Cultura

Lo stereotipo della sinistra che ha a cuore la cultura

Museo Martinitt e Stelline di MilanoGli stereotipi fanno ubriacare. L’ho scoperto visitando un museo. Dopo 18 anni il 31 maggio 2011 la sinistra ritorna al potere a Milano. I dipendenti del Museo ‘Martinitt e Stelline’ stappano una bottiglia di champagne: “adesso potremo fare ricerca, ampliare le sale, sviluppare il multimediale”, sognano. E invece 4 dipendenti su 6 quello champagne lo hanno bevuto per ubriacarsi e provare a dimenticare il licenziamento deciso dal consiglio di amministrazione nominato dal sindaco Giuliano Pisapia. 
Lo stereotipo è questo: la sinistra ha a cuore la cultura. Confutato da questa domanda: perché allora ha condannato a morte l’unico museo del welfare presente in Lombardia? L’unico presidio culturale che racconta la città di Milano non basandosi sui bollettini ufficiali del potente di turno, ma attraverso la voce e il sudore di chi la abita.
 
In dialetto milanese i martinitt sono gli orfanelli e le stelline le orfanelle. Dal ‘500 in poi c’è chi si prende cura di loro togliendoli dalla strada e istruendoli a un mestiere, così da poter, grazie al lavoro, farsi una vita al di fuori dell’orfanotrofio. Le industrie Campari e Fernet Branca, per esempio, stipulano accordi di apprendistato con la direzione dell’Istituto con l’obiettivo di assumerli.
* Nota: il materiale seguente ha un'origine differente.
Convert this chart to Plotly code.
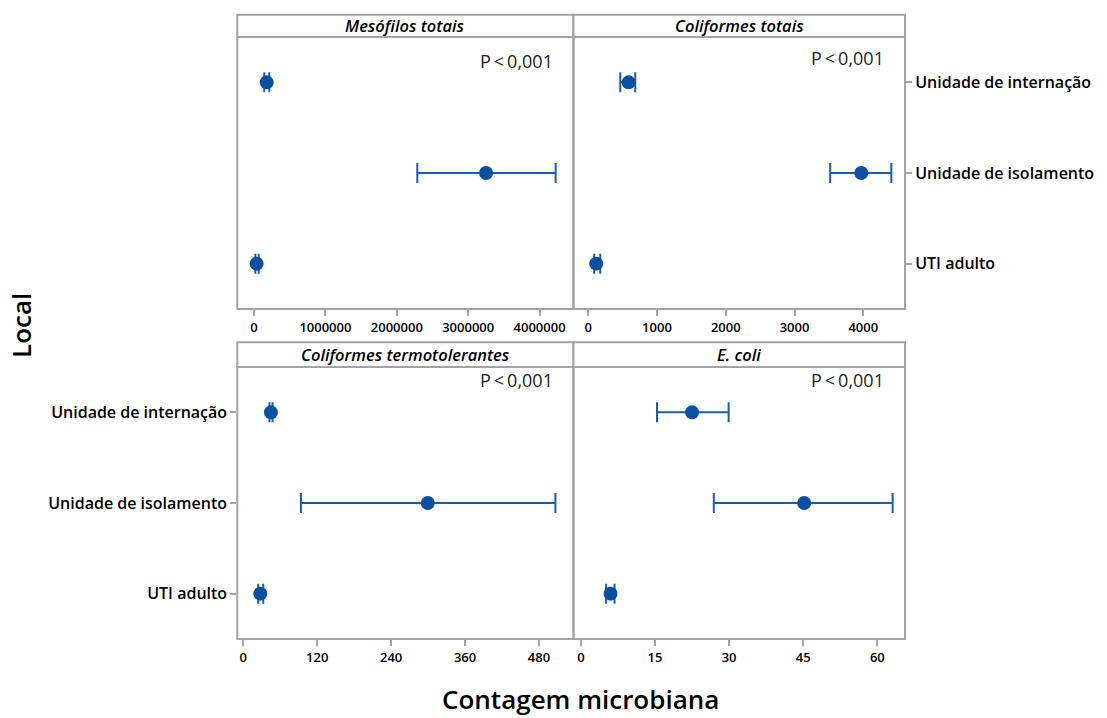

Così, l’archivio del ‘Martinitt e Stelline’ non racconta solo la storia popolare della città ma anche, attraverso foto, documenti e planimetrie, la storia del capitalismo italiano. Gli orfani inoltre contribuiscono all’Unità d’Italia partecipando attivamente alle guerre d’indipendenza. Visitare il museo significa scoprire tutto ciò e far rivivere il tessuto della Milano più bella, quella capitale morale che ha primeggiato in Europa per solidarietà e beneficenza. Una eredità che adesso si vuole cancellare, spostare in una cantina di periferia.
 
I nuovi amministratori, che devono far dimenticare la gestione allegra e scandalosa dei loro predecessori, non hanno scrupoli: tagliati 4 posti di lavoro su 6 (ma con la cultura non si doveva mangiare?), azzerati i fondi per la manutenzione, deciso lo spostamento del museo ad altra sede così da vendere l’intero palazzo dove oggi è ubicato. Far cassa ai danni della cultura. Una agonia che imbarazza persino i visitatori che, oggi, durante la visita trovano proiettori spenti e fili che penzolano dal soffitto. E’ questo il trattamento riservato alla memoria che crea rispetto e civismo? Anziché brandire in ogni campagna elettorale la spada della cultura con parole tronfie, i politici di sinistra facciano qualcosa di concreto e salvino questo museo. E se essi, come Ponzio Pilato, dovessero lavarsene le mani rispondendo che queste decisioni le prendono i tecnici (i membri del cda dell’Istituto) ricordiamogli pure che, così come per il governo Monti, sono i politici a nominare i tecnici. Sempre i politici che possono mandarli a casa. Se vogliono.